<
>

Biggest lugers

OLYMPIC DREAMS REQUIRE some level of delusion, a built-in resistance to statistics and physical sanity. The odds are so long and the demands so great. But when Brett West and his son Tucker, then just 6 years old, sat in their Ridgefield, Conn., living room and watched the luge events from Salt Lake City in 2002, the familial defiance of reason would soon surface in ways that set them apart from even the most weightless of fathers and sons.

"We just thought, Boy, doesn't that look like fun?" Brett remembers today. Almost immediately, he disappeared into the backyard and started building a run out of snow and ice. There are pictures of Tucker, smiling brightly, making his first slides on plastic toboggans. "I was just super stoked that we had this awesome sledding hill," the 18-year-old says today.

The problem with snow, of course, is that it melts, and most dads might have let their passion evaporate with it. "I came up with the dumb idea of building a wooden luge track," Brett says. Nearly every word of that sentence is an understatement. Brett is not a carpenter; he owns a media company. Without any of the requisite experience, he spent the next spring, summer and fall designing and building a run, complete with banks and drops and chicanes. Every Friday night, he would head to Home Depot and bring home another load of pressure-treated lumber and plywood, and every weekend, he and Tucker would measure and cut and bolt another section of track that, at its peak, extended 780 feet.

"It was a bit like Noah's Ark," Brett says. "The neighbors would come over and say, ‘Whatcha building?'" The following winter, an expectant Brett iced down the chute with a garden hose and prepared to launch its first test subject: a bowling ball. The ball clattered and caromed down the track -- until it reached what the Wests were already calling Devil's Curve. That's where the ball went airborne, rocketing over the side and crashing into the trees. Father and son shared an uneasy moment of silence.

Brett broke down the curve and rebuilt it, and after sleds loaded with sand had found their way safely to the bottom, the West Mountain Luge Run was ready for human trials. Tucker insisted on the honor. Brett took a position in the middle of the run, "ready to perform CPR if needed," he says, mostly joking. (He had also stacked hay bales, just in case.) But the track, and Tucker, performed beautifully. "It was quite the experience," he says. "I went straight down, and I'm still alive to this day."

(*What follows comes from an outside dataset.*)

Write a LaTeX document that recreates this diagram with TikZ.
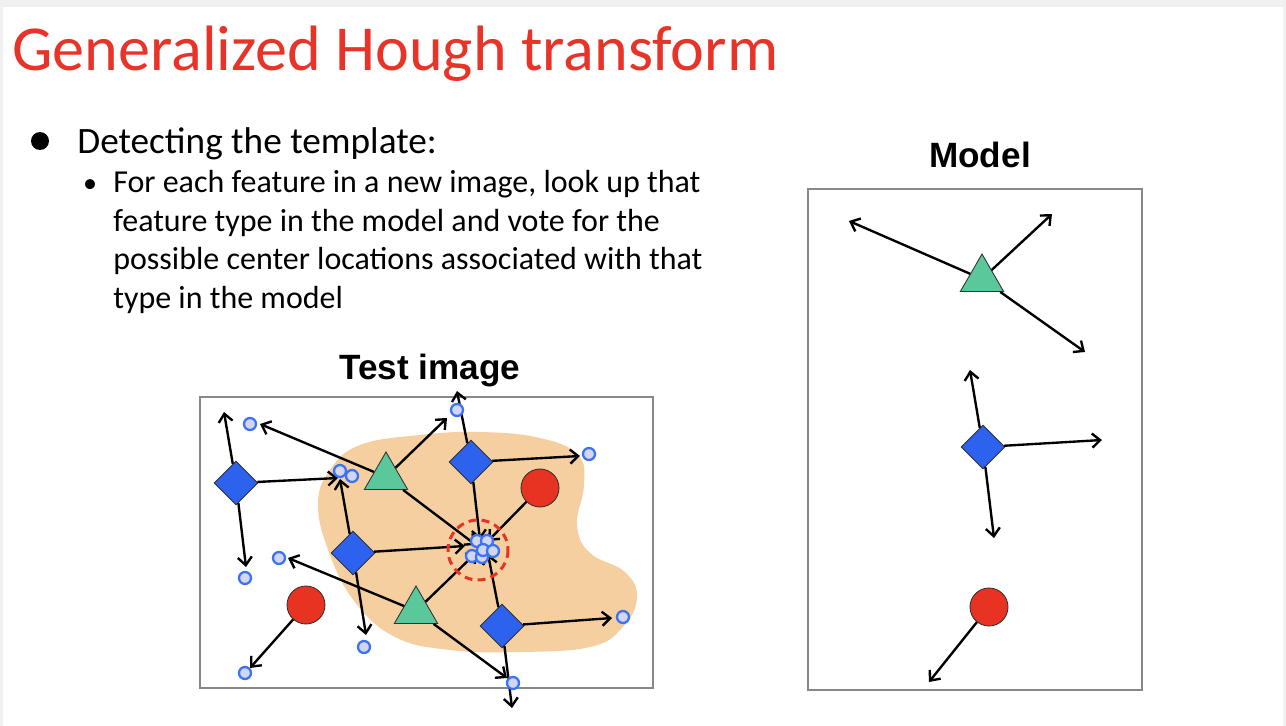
\documentclass[tikz,border=0pt]{standalone}
\usepackage{fontspec}
\setmainfont{Carlito}
\newfontfamily\headfont{Liberation Sans}
\usetikzlibrary{shapes.geometric, arrows.meta}

\definecolor{slidered}{RGB}{232,52,40}
\definecolor{spotcol}{RGB}{246,207,160}
\definecolor{diacol}{RGB}{44,98,238}
\definecolor{tricol}{RGB}{90,200,154}
\definecolor{disccol}{RGB}{232,51,35}
\definecolor{votefill}{RGB}{210,214,242}
\definecolor{votedraw}{RGB}{60,115,245}
\definecolor{framecol}{RGB}{136,136,136}

\tikzset{
  feat/.style={draw=black!80, line width=0.5pt, inner sep=0pt},
  dia/.style={feat, diamond, fill=diacol, minimum size=0.88cm},
  tri/.style={feat, regular polygon, regular polygon sides=3, fill=tricol, minimum size=1cm},
  disc/.style={feat, circle, fill=disccol, minimum size=0.76cm},
  vote/.style={circle, draw=votedraw, fill=votefill, line width=1.3pt, minimum size=0.24cm, inner sep=0pt},
  ray/.style={line width=1.35pt, -{Straight Barb[length=4.6pt,width=8pt]}},
  imgframe/.style={draw=framecol, line width=1.2pt},
  heading/.style={font=\headfont\bfseries\fontsize{20}{24}\selectfont}
}

\begin{document}
\begin{tikzpicture}[x=0.02cm, y=-0.02cm]
    % Slide
    \fill[gray!12] (0,0) rectangle (1286,726);
    \fill[white] (3,7) rectangle (1283,726);
    \useasboundingbox (0,0) rectangle (1286,726);

    % Text
    \node[anchor=base west, inner sep=0pt, text=slidered, font=\fontsize{36.5}{43}\selectfont] (title) at (12,71) {Generalized Hough transform};
    \node[circle, fill=black, minimum size=0.36cm, inner sep=0pt] (dot1) at (40,141) {};
    \node[anchor=base west, inner sep=0pt, font=\fontsize{21.2}{25}\selectfont] (lvl1) at (77,154) {Detecting the template:};
    \node[anchor=base, inner sep=0pt, font=\fontsize{16}{22}\selectfont] (dot2) at (90,193) {\textbullet};
    \foreach \txt [count=\i] in {{For each feature in a new image, look up that},
        {feature type in the model and vote for the},
        {possible center locations associated with that},
        {type in the model}}
      \node[anchor=base west, inner sep=0pt, font=\fontsize{18.2}{22}\selectfont] (lvl2-\i) at (113,{193+38.5*(\i-1)}) {\txt};

    % Test image
    \node[heading] (testlbl) at (430,370) {Test image};
    \fill[spotcol] plot[smooth cycle, tension=0.7] coordinates {
      (330,470) (360,445) (420,435) (480,432) (540,438) (578,455) (584,485)
      (577,525) (590,553) (625,572) (637,598) (622,628) (590,647) (520,652)
      (450,650) (395,637) (355,602) (330,555) (318,505)};
    \draw[imgframe] (200,397) rectangle (653,688);

    \node[dia] (d1) at (236,483) {};
    \node[tri] (t1) at (386,477) {};
    \node[dia] (d2) at (471,462) {};
    \node[disc] (c1) at (540,488) {};
    \node[dia] (d3) at (353,553) {};
    \node[tri] (t2) at (416,611) {};
    \node[dia] (d4) at (502,626) {};
    \node[disc] (c2) at (306,605) {};

    \coordinate (d1a) at (224,412);
    \coordinate (d1b) at (338,478);
    \coordinate (d1c) at (246,567);
    \coordinate (t1a) at (260,424);
    \coordinate (t1b) at (447,418);
    \coordinate (t1c) at (476,545);
    \coordinate (d2a) at (457,391);
    \coordinate (d2b) at (580,456);
    \coordinate (d2c) at (480,540);
    \coordinate (c1a) at (488,541);
    \coordinate (d3a) at (340,479);
    \coordinate (d3b) at (465,546);
    \coordinate (d3c) at (366,635);
    \coordinate (t2a) at (288,558);
    \coordinate (t2b) at (477,552);
    \coordinate (t2c) at (507,678);
    \coordinate (d4a) at (488,554);
    \coordinate (d4b) at (612,618);
    \coordinate (d4c) at (512,708);
    \coordinate (c2a) at (250,668);

    \foreach \s in {d1,t1,d2,d3,t2,d4}
      \foreach \e in {a,b,c}
        \draw[ray] (\s) -- (\s\e);
    \draw[ray] (c1) -- (c1a);
    \draw[ray] (c2) -- (c2a);

    % Votes
    \foreach \p [count=\k] in {(250,424),(457,410),(340,471),(352,476),(589,454),
        (245,578),(279,558),(364,647),(245,673),(513,683),(623,617),
        (477,541),(487,541),(472,556),(482,557),(483,550),(493,551)}
      \node[vote] (v\k) at \p {};
    \draw[disccol, line width=1.7pt, dash pattern=on 4.5pt off 3pt] (478,550) circle[radius=30];

    % Model
    \node[heading] (modellbl) at (980,155) {Model};
    \draw[imgframe] (808,189) rectangle (1142,690);

    \node[tri] (mt) at (982,279) {};
    \node[dia] (md) at (983,447) {};
    \node[disc] (mc) at (989,607) {};

    \coordinate (mta) at (849,221);
    \coordinate (mtb) at (1052,214);
    \coordinate (mtc) at (1085,352);
    \coordinate (mda) at (970,370);
    \coordinate (mdb) at (1102,440);
    \coordinate (mdc) at (994,538);
    \coordinate (mca) at (929,682);

    \foreach \e in {a,b,c} {
      \draw[ray] (mt) -- (mt\e);
      \draw[ray] (md) -- (md\e);
    }
    \draw[ray] (mc) -- (mca);
\end{tikzpicture}
\end{document}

The backyard luge track fast became a local legend, attracting kids and adults alike, a frozen Field of Dreams. Brett continued to tinker: PA and irrigation systems, banners and electronic timing completed the homegrown Olympic experience. Tucker diligently practiced his form, even riding a wheeled sled down the chute during summers. Within a couple of years, word had spread farther afield of the family and their unlikely obsession. "I heard about this nutjob in Connecticut who'd built a luge track in his backyard and decided to pay a visit," says Gordy Sheer, a silver medalist and today the marketing director for USA Luge.

Sheer brought his medal to Ridgefield, and backyard dreams suddenly became something more real. He invited the Wests to Lake Placid to try out the Olympic run. "It was so fast and smooth," Tucker says. "I just loved it." The Wests joined the Adirondack Luge Club and began making frequent trips to Lake Placid, plywood having been replaced with concrete, lunacy with possibility. Together they made run after run down the mountain, the son soon overtaking his father, each chasing his love.

In December in Park City, Utah, Tucker raced his way onto the Olympic luge team, the youngest American man ever to make it. Brett West was there. "Like Noah, I felt somewhat vindicated," he says with a laugh. "I can't really describe the moment. Your kid making the Olympic ..." and he trails off. He's thought about tearing down the old track, which doesn't get used much anymore, but Tucker has asked him to keep it up. It still stirs something inside him, even just seeing it, banking crooked through the trees. "I'm just so thankful my dad did that and we got to share that experience together," he says. Lugers know better than most the importance of starts.